# WHAT YOU HAVE TO DO
Leave out all pictures and give back precisely the lines from the line with "Generate a Python" to the line with "plt.rcParams['font.weight'] = 'bold'", including those two lines.

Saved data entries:

□ □ □ □ □

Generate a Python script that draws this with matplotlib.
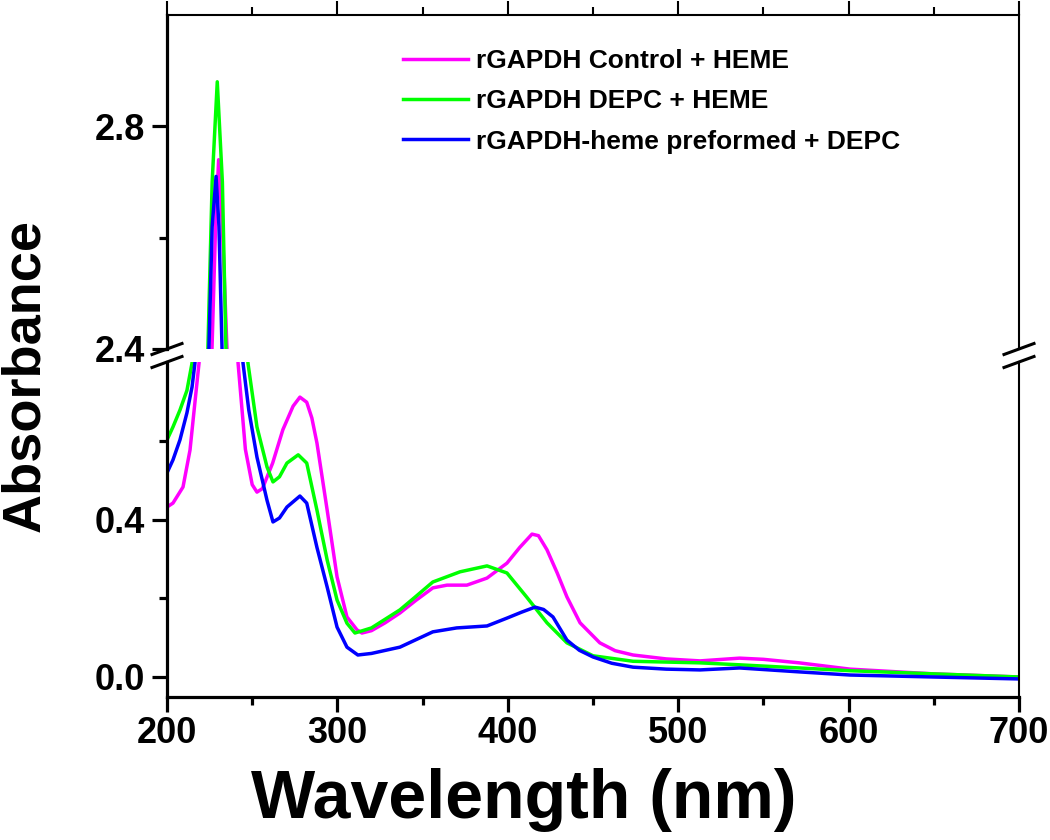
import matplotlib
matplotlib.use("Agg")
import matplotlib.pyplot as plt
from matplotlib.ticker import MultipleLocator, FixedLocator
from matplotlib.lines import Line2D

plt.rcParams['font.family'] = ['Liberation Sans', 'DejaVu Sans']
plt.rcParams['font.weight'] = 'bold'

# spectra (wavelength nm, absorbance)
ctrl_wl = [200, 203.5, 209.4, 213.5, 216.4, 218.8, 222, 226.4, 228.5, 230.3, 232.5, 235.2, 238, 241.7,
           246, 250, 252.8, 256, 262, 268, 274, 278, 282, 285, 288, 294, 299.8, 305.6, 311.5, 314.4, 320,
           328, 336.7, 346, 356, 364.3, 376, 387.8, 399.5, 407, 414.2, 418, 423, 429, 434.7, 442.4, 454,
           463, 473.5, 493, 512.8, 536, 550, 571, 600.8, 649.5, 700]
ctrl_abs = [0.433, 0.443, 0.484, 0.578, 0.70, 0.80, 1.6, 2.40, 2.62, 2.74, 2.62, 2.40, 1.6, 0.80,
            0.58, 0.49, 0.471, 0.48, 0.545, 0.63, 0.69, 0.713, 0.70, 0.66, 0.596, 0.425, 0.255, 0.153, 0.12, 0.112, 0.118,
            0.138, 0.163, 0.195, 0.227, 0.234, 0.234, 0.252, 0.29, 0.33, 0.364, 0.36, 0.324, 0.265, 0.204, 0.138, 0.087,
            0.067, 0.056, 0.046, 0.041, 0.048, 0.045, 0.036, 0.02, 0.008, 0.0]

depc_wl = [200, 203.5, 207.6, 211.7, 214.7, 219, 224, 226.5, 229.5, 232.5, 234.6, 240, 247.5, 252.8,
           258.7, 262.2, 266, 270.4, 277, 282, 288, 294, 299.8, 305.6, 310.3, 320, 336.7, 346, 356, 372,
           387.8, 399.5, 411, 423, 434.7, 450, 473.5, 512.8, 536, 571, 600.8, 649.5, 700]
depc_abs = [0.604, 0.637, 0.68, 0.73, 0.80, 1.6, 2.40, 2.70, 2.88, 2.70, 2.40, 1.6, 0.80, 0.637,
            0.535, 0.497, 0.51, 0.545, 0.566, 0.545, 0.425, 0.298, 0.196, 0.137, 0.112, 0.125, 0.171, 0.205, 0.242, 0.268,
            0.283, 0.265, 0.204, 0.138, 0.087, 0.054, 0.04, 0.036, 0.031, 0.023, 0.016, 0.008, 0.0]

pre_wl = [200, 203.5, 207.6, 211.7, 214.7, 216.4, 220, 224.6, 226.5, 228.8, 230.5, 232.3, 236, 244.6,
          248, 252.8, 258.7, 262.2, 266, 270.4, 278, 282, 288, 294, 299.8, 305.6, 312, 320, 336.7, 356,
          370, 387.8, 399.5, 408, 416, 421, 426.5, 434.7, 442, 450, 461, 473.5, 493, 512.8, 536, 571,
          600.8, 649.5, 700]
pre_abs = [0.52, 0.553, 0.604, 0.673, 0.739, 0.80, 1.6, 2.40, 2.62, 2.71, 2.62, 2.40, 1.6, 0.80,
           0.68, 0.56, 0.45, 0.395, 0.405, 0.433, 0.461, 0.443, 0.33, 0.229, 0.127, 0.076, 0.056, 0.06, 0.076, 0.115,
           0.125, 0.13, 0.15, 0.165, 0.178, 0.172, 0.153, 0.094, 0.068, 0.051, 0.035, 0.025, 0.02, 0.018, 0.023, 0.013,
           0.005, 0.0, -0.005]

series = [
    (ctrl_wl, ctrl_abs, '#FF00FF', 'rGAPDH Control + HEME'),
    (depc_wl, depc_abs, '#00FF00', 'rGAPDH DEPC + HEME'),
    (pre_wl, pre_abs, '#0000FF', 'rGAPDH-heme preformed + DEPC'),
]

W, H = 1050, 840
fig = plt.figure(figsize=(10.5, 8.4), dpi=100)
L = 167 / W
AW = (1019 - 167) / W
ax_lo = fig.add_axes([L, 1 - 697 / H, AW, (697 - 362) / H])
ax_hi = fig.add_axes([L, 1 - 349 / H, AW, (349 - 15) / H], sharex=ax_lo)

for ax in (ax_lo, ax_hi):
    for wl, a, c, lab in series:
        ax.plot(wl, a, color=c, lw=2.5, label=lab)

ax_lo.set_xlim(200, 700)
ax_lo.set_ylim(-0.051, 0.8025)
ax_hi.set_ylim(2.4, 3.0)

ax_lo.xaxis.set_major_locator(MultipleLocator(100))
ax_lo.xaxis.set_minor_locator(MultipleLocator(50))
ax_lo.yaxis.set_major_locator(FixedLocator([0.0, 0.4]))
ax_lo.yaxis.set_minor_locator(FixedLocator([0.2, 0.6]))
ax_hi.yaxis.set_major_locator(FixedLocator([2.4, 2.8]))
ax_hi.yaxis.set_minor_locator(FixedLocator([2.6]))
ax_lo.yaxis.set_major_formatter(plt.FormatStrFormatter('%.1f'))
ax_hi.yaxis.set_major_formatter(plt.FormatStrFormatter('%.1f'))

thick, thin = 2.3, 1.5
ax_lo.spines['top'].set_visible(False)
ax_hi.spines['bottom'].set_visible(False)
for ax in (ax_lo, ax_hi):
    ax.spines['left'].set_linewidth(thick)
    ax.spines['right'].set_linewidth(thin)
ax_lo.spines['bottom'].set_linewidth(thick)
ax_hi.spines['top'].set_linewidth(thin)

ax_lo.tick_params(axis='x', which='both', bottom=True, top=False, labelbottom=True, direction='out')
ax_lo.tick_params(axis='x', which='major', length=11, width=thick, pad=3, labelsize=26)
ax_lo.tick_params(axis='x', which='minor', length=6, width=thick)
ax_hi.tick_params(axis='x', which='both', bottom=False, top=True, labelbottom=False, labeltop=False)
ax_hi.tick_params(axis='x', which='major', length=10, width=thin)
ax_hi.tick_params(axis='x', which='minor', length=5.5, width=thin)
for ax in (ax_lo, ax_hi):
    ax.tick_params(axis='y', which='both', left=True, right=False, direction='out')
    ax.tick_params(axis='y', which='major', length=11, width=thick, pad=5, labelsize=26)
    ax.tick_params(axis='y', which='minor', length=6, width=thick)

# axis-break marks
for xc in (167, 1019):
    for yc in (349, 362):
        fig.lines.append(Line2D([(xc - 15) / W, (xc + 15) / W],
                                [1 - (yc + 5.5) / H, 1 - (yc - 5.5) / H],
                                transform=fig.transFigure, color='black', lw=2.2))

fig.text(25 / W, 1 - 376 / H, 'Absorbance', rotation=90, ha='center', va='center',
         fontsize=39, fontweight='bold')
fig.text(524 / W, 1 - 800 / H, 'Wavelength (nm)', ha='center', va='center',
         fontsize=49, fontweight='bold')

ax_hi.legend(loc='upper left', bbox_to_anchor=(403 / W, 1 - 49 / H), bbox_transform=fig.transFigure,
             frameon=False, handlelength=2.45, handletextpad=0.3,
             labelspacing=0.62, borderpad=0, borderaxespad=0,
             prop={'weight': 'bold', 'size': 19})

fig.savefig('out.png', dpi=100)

□ □ □ □ □

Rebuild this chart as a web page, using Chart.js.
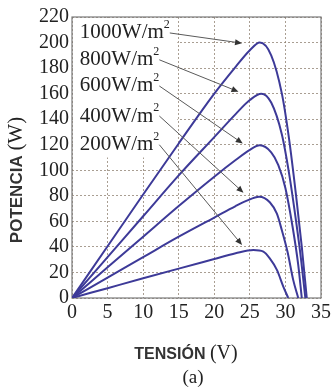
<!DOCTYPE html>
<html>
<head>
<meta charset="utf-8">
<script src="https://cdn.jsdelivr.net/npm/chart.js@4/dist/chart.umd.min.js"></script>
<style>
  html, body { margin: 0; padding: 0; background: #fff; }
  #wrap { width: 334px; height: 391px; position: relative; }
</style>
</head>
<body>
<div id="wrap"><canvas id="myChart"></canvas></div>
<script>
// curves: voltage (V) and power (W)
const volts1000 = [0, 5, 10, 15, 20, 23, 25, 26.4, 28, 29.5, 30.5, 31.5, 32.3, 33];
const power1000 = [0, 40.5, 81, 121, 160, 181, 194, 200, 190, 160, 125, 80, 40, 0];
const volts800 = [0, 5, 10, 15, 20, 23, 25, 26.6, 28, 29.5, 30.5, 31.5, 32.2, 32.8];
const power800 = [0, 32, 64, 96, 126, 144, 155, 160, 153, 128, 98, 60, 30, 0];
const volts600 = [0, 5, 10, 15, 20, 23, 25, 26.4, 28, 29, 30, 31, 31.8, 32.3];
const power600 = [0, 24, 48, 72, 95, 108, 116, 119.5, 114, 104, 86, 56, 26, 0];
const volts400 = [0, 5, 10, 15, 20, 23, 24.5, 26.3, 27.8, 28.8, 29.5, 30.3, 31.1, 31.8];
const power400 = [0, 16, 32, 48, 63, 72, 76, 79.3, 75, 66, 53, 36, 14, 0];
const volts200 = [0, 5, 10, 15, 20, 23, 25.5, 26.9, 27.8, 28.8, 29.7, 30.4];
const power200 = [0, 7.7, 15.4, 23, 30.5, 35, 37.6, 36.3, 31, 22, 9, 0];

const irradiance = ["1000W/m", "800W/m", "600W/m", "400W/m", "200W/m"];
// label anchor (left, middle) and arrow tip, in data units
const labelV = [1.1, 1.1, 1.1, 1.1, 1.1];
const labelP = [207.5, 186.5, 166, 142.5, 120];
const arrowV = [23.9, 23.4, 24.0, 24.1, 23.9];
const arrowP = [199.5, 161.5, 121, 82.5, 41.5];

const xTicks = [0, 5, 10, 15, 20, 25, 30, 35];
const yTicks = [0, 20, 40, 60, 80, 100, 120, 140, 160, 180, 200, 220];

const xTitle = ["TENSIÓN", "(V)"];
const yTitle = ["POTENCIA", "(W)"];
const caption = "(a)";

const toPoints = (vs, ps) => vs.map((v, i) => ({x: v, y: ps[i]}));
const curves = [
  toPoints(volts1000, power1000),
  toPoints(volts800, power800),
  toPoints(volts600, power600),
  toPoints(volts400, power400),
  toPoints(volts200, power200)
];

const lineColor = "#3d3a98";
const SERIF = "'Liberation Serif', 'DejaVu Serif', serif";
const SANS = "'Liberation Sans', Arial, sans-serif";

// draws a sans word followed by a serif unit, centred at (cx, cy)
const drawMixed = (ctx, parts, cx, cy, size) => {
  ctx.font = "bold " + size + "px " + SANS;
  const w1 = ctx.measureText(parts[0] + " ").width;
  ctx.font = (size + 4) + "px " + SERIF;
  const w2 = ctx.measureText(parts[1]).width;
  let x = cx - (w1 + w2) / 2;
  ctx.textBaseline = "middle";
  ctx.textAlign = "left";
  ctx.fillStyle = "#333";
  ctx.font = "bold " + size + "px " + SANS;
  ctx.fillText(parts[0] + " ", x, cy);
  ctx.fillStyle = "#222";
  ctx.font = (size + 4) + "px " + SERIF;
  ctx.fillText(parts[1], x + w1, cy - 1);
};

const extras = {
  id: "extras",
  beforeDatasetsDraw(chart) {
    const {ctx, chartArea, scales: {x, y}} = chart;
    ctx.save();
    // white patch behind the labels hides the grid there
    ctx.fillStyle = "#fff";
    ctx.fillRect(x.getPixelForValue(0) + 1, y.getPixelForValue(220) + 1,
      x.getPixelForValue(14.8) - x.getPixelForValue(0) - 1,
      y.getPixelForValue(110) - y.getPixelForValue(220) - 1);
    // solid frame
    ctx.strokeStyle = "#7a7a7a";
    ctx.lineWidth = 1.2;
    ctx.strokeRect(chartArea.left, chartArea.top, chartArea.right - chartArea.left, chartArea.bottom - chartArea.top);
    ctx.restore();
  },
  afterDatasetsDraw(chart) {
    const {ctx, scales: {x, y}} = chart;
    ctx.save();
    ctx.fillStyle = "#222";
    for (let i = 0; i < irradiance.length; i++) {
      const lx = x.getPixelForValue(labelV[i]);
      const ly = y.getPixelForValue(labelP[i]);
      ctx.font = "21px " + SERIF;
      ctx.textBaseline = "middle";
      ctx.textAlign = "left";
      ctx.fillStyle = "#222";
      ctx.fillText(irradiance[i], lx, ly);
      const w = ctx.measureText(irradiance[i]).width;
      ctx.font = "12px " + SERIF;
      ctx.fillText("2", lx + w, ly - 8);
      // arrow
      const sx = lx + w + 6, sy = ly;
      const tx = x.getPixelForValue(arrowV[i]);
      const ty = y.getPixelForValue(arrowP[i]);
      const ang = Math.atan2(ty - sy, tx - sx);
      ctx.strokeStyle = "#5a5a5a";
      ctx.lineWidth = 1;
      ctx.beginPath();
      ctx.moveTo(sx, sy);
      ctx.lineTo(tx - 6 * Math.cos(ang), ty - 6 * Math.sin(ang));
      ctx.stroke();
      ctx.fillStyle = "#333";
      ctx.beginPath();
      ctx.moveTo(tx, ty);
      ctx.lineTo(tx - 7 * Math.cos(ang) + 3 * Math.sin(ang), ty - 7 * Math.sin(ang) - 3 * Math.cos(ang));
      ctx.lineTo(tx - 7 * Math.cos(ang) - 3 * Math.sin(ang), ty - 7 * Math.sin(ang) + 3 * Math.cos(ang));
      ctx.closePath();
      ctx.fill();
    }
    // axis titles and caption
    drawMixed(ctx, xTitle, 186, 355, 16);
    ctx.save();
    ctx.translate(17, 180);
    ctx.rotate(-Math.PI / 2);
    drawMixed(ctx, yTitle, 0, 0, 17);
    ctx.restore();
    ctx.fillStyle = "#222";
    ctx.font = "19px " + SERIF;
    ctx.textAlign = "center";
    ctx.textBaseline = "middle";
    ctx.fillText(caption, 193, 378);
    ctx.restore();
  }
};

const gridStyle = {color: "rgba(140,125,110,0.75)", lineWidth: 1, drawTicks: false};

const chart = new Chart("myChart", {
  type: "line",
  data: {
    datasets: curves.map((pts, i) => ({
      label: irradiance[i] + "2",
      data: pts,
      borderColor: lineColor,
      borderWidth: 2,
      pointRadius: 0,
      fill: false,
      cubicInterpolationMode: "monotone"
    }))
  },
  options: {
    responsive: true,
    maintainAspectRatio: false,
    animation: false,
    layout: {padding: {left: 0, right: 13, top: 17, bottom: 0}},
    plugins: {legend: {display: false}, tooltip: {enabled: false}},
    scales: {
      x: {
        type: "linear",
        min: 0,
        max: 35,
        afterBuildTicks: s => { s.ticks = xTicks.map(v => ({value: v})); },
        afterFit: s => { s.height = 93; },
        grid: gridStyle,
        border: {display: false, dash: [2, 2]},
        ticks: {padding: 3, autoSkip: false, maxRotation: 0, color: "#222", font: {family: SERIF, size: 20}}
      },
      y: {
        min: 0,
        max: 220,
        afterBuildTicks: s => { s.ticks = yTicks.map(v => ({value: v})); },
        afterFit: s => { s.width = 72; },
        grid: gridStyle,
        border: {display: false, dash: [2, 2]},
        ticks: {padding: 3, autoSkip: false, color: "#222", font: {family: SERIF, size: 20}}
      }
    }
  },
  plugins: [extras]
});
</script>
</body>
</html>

□ □ □ □ □

# FULL RESPONSE
Generate a Python script that draws this with matplotlib.
import matplotlib
matplotlib.use("Agg")
import matplotlib.pyplot as plt
from matplotlib.ticker import MultipleLocator, FixedLocator
from matplotlib.lines import Line2D

plt.rcParams['font.family'] = ['Liberation Sans', 'DejaVu Sans']
plt.rcParams['font.weight'] = 'bold'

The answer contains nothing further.